Post on: 17 Июль, 2015 No Comment

Singapore Blue Chips Investing in Singapore listed ETFs

Saturday, December 25, 2010

Investing in Singapore listed ETFs

ETFs is the acronym for exchange traded funds, which are basket of stocks traded over the exchange. Having invested nearly 0.5M in stocks I must agree that ETFs are not exciting products for people looking at supernormal returns. However, holding ETFs means sleeping better at night since I will probably not be losing my entire capital even during market crash.

Take the STI ETF for example. If I lose my entire capital invested, this would literally translate to DBS, UOB, OCBC, SIA, Singtel trading at zero dollars. For that to happen, I think putting money anywhere will mean total loss anyway.

Besides, STI ETF pays regular dividends as well. Historically, the dividends are about 4-6 cents per unit, which translates to miserable yield of 2%. Well, dont expect Singpost or SPH dividends payout if you are buying STI ETFs. People mainly buy it for capital appreciation.

The sales charge is equal to brokerage charges (0.2%), management fee of about 1% and thats it. No need to rebalance portfolio as fund manager does that for you, daily.
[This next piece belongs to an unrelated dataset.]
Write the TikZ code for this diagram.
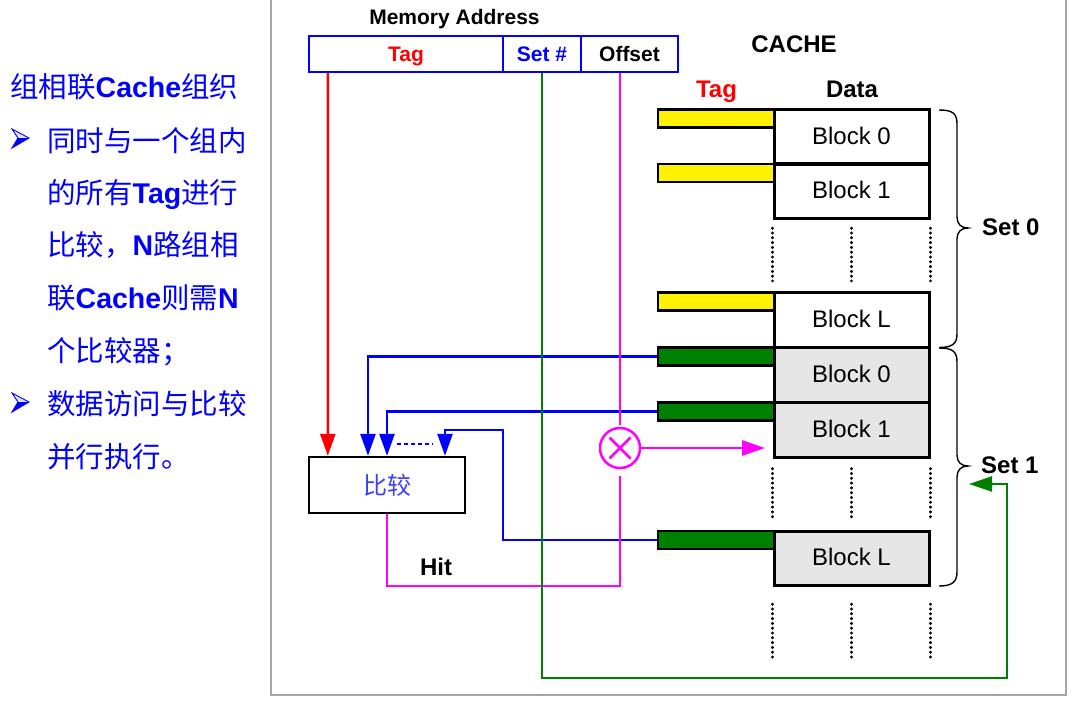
\documentclass[tikz,border=0pt]{standalone}
\usepackage{fontspec}
\setmainfont{Liberation Sans}
\newfontfamily\cjk{Noto Sans CJK SC}
\usetikzlibrary{arrows.meta}
\definecolor{mblue}{RGB}{0,0,255}
\definecolor{cmpblue}{RGB}{60,60,255}
\definecolor{dgreen}{RGB}{0,128,0}
\definecolor{mag}{RGB}{255,0,255}
\definecolor{lgray}{RGB}{230,230,230}
\definecolor{frame}{RGB}{165,165,165}
\newcommand\myfs[1]{\fontsize{#1}{#1}\selectfont}
\begin{document}
\begin{tikzpicture}[x=1pt,y=-1pt,
  blk/.style={draw, line width=3pt, minimum width=155pt, minimum height=54.5pt, inner sep=0pt,
    font=\myfs{24}, text height=15pt, text depth=0pt},
  tagy/.style={draw, line width=2.5pt, fill=yellow, minimum width=116pt, minimum height=18pt, inner sep=0pt},
  tagg/.style={tagy, fill=dgreen},
  fld/.style={draw=mblue, line width=2.3pt, minimum height=36pt, inner sep=0pt,
    font=\bfseries\myfs{21}, text height=16pt, text depth=0pt},
  lbl/.style={font=\bfseries\myfs{24}, inner sep=0pt, anchor=base},
  ltxt/.style={font=\myfs{28.5}, text=mblue, inner sep=0pt, anchor=base west},
  bl/.style={mblue, line width=2.6pt},
  arr/.style={-{Triangle[length=22pt,width=15pt]}},
  dotl/.style={line width=2.8pt, line cap=round, dash pattern=on 0.4pt off 4.4pt},
  brc/.style={line width=1.4pt},
  bul/.style={mblue, line width=0.9pt, fill=mblue!12}
]
\useasboundingbox (0,0) rectangle (1075,706);
% frame
\draw[frame, line width=2pt] (271,0) -- (271,695) -- (1066,695) -- (1066,0);

% left text
\node[ltxt] (t0) at (10,98) {{\cjk 组相联}\textbf{Cache}{\cjk 组织}};
\node[ltxt] (t1) at (47,151) {\cjk 同时与一个组内};
\node[ltxt] (t2) at (47,203) {{\cjk 的所有}\textbf{Tag}{\cjk 进行}};
\node[ltxt] (t3) at (47,255) {{\cjk 比较，}\textbf{N}{\cjk 路组相}};
\node[ltxt] (t4) at (47,308) {{\cjk 联}\textbf{Cache}{\cjk 则需}\textbf{N}};
\node[ltxt] (t5) at (47,361) {\cjk 个比较器；};
\node[ltxt] (t6) at (47,414) {\cjk 数据访问与比较};
\node[ltxt] (t7) at (47,467) {\cjk 并行执行。};
% bullets
\draw[bul] (12,129) -- (29,138) -- (12,148) -- (18,138) -- cycle;
\fill[mblue] (18,138) -- (29,138) -- (12,148) -- cycle;
\draw[bul] (12,393) -- (29,402) -- (12,412) -- (18,402) -- cycle;
\fill[mblue] (18,402) -- (29,402) -- (12,412) -- cycle;

% memory address
\node[font=\bfseries\myfs{21}, anchor=base, inner sep=0pt] (ma) at (454.5,25) {Memory Address};
\node[fld, minimum width=194pt] (tagf) at (406,54) {\textcolor{red}{Tag}};
\node[fld, minimum width=77.5pt] (setf) at (542,54) {\textcolor{mblue}{Set \#}};
\node[fld, minimum width=97pt] (offf) at (629.5,54) {Offset};

% cache headings
\node[lbl] (cache) at (794,52.3) {CACHE};
\node[lbl, text=red] (tagh) at (716.5,97.7) {Tag};
\node[lbl] (datah) at (852,97.7) {Data};

% tags
\node[tagy] (t00) at (716,118.3) {};
\node[tagy] (t01) at (716,173) {};
\node[tagy] (t0L) at (716,301.5) {};
\node[tagg] (t10) at (716,356.5) {};
\node[tagg] (t11) at (716,411.5) {};
\node[tagg] (t1L) at (716,540) {};
% blocks
\node[blk] (b00) at (851.5,136.5) {Block 0};
\node[blk] (b01) at (851.5,191.25) {Block 1};
\node[blk] (b0L) at (851.5,319.75) {Block L};
\node[blk, fill=lgray] (b10) at (851.5,374.75) {Block 0};
\node[blk, fill=lgray] (b11) at (851.5,429.75) {Block 1};
\node[blk, fill=lgray] (b1L) at (851.5,558.25) {Block L};

% dotted continuation lines
\foreach \a/\b in {south west/north west, south/north, south east/north east}{
  \draw[dotl] ([yshift=-8pt]b01.\a) -- ([yshift=10pt]b0L.\b);
  \draw[dotl] ([yshift=-10pt]b11.\a) -- ([yshift=11pt]b1L.\b);
  \draw[dotl] ([yshift=-17pt]b1L.\a) -- ([yshift=-72pt]b1L.\a);
}

% braces
\draw[brc] (939,110) .. controls (952,110) and (957,113) .. (957,124) -- (957,217)
  .. controls (957,224) and (961,228) .. (968,228)
  .. controls (961,228) and (957,232) .. (957,239) -- (957,334)
  .. controls (957,344) and (952,347.5) .. (939,347.5);
\draw[brc] (939,348) .. controls (952,348) and (957,351) .. (957,362) -- (957,455)
  .. controls (957,462) and (961,466) .. (968,466)
  .. controls (961,466) and (957,470) .. (957,477) -- (957,572)
  .. controls (957,582) and (952,586) .. (939,586);
\node[lbl, anchor=base west] (s0) at (982,235.7) {Set 0};
\node[lbl, anchor=base west] (s1) at (981,473.3) {Set 1};

% comparator
\node[draw, line width=2.4pt, minimum width=156pt, minimum height=56pt, inner sep=0pt,
  font=\cjk\myfs{24}, text=cmpblue] (cmp) at (387,485) {比较};

% red tag line
\draw[red, line width=2.5pt, arr] ([xshift=20pt]tagf.south west) -- ([xshift=20pt]cmp.north west);

% blue tag lines
\coordinate (bj) at (503,430);
\draw[bl, arr] (t10.west) -| ([xshift=-19pt]cmp.north);
\draw[bl, arr] (t11.west) -| (cmp.north);
\draw[bl, arr] (t1L.west) -| (bj) -| ([xshift=58pt]cmp.north);
\draw[mblue, line width=2pt, dash pattern=on 4pt off 3pt]
  ([xshift=10pt,yshift=12pt]cmp.north) -- ([xshift=46pt,yshift=12pt]cmp.north);

% magenta offset / mux
\node[circle, draw=mag, line width=2.5pt, minimum size=40pt, inner sep=0pt] (mul) at (620,448) {};
\draw[mag, line width=2.5pt] ([shift={(-10.5pt,10.5pt)}]mul.center) -- ([shift={(10.5pt,-10.5pt)}]mul.center);
\draw[mag, line width=2.5pt] ([shift={(-10.5pt,-10.5pt)}]mul.center) -- ([shift={(10.5pt,10.5pt)}]mul.center);
\draw[mag, line width=2.5pt] (mul.north |- offf.south) -- ([yshift=2pt]mul.north);
\coordinate (mt) at (765,448);
\draw[mag, line width=2.5pt, -{Triangle[length=23pt,width=15pt]}] (mul.east) -- (mt);
\coordinate (hb) at (387,586);
\draw[mag, line width=2.5pt] ([yshift=-7pt]mul.south) |- (hb) -- (cmp.south);
\node[lbl] (hit) at (436,575) {Hit};

% green set line
\coordinate (gc) at (1007,678);
\coordinate (gt) at (969,484);
\draw[dgreen, line width=2.5pt, -{Triangle[length=23pt,width=15pt]}] (setf.south) |- (gc) |- (gt);
\end{tikzpicture}
\end{document}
I have been through the Lehman crisis and its terrible to see my stock holdings bleed day after day. Fortunately, I was holding on to pure blue chips and that gave me conviction to hold. Dividends came in timely as I repurchase other even badly battered mid cap stocks that gave me more than 100% returns on hindsight.

Today as I looked back, I might not have fare much better if I invested in STI ETF. However, I definitely would have slept better during the crash in 2008. This is what portfolio theory explains: Invest according to risk tolerance and you will get an optimal portfolio that gives you the highest return based on your risk profile.

I want to blog more about ETFs as this is the next direction I am getting into. No more single large stock purchase, mainly diversified portfolio in different regions.

In Singapore, we can access to the worlds markets just by buying ETFs and paying the minimum brokerage of 0.2%. However for a start, I would like to constrain myself to buy plain vanilla ETFs instead of exotic new generation ETFs.

From SGX website:

Plain vanilla ETFs (as I termed it) are cash based ETFs that adopt either full replication methodology or representing sampling methodology

Full replication methodology

The ETF holds the same stocks in the same proportion as the weights of the constituent stocks in the benchmark index.

Representative sample methodology

The ETF holds a selected number of constituents stocks of the underlying index according to their degree of historical correlation with such index. In other words, the ETF holds a sample of constituent securities that statistically represents the index.

In other words, my invested captial is backed by shares of companies as underlying assets.